Australia 'can achieve' 25% carbon cuts: analysis
Australia's carbon price and limit on emissions can achieve a 25 per cent cut in carbon pollution by 2020, according to new analysis by The Climate Institute for the World Resources Institute's Open Climate Network.
However, Australia needs stable support for investments in clean energy and energy efficiency to avoid becoming dependent on international permits.
"The world needs ambitious action on climate change and with a credible climate policy Australia can act as an example to others," said Jennifer Morgan, director of the Climate and Energy Program at the World Resources Institute.
"Australia's emissions trading scheme gives it flexibility in its approach, while the legislated limits give the world confidence that Australia will achieve its national reduction goals."
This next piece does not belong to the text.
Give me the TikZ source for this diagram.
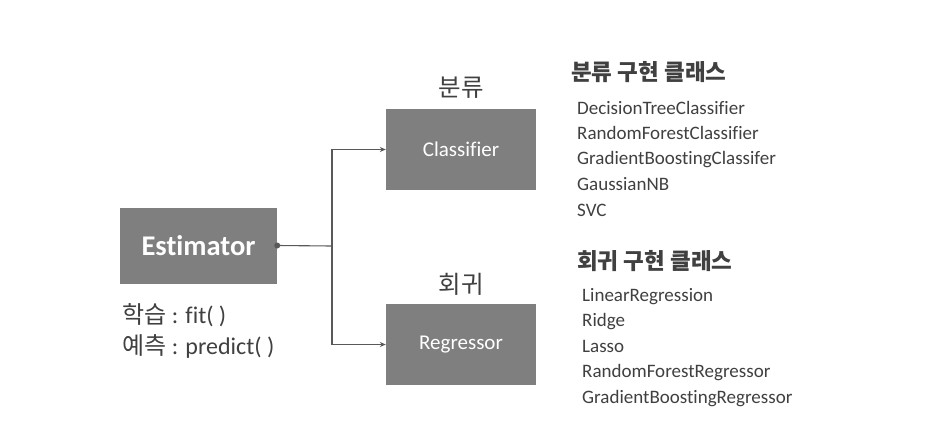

The Open Climate Network analysis found emissions from Australia's electricity sector — the nation's largest single source of carbon pollution — will likely fall, thanks to a suite of effective policies that includes the Renewable Energy Target and energy efficiency initiatives. However, emissions from other sectors, particularly the resources sector and to a lesser extent transport, will continue to rise.
Both of Australia's major political parties support cutting carbon pollution between 5 and 25 per cent (from 2000 levels) by 2020.
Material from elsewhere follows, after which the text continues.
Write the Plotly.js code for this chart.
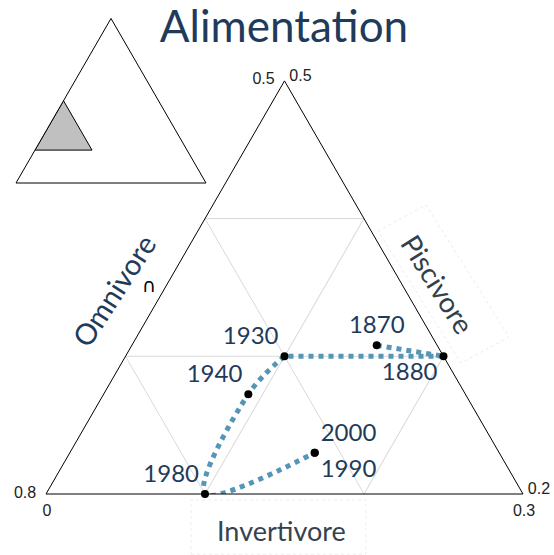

Currently Australia has a carbon price that transitions from a fixed charge to an internationally linked cap-and-trade scheme in 2014 or 2015.
"Our joint analysis finds that the carbon price is not enough to drive significant domestic emissions reductions without support from existing and new policies," John Connor, CEO, The Climate Institute, said.
"The advantage of an internationally linked trading scheme is that Australia can drive more ambitious carbon cuts at no extra cost.
"This is important because it is reducing global atmospheric carbon pollution and that is crucial to help achieve Australia's national climate interest of avoiding global warming of two degrees above pre-industrial levels.
"The risk is that we rely overly on international permits without doing enough to address our own pollution. Australia needs to step up its efforts to reorient its economy on a low carbon foundation — this is the only way to succeed and prosper in the long term."
The analysis of Australia's climate mitigation policies is the latest in a series of Open Climate Network reports that examine the policy frameworks of the United States, the UK and the European Union.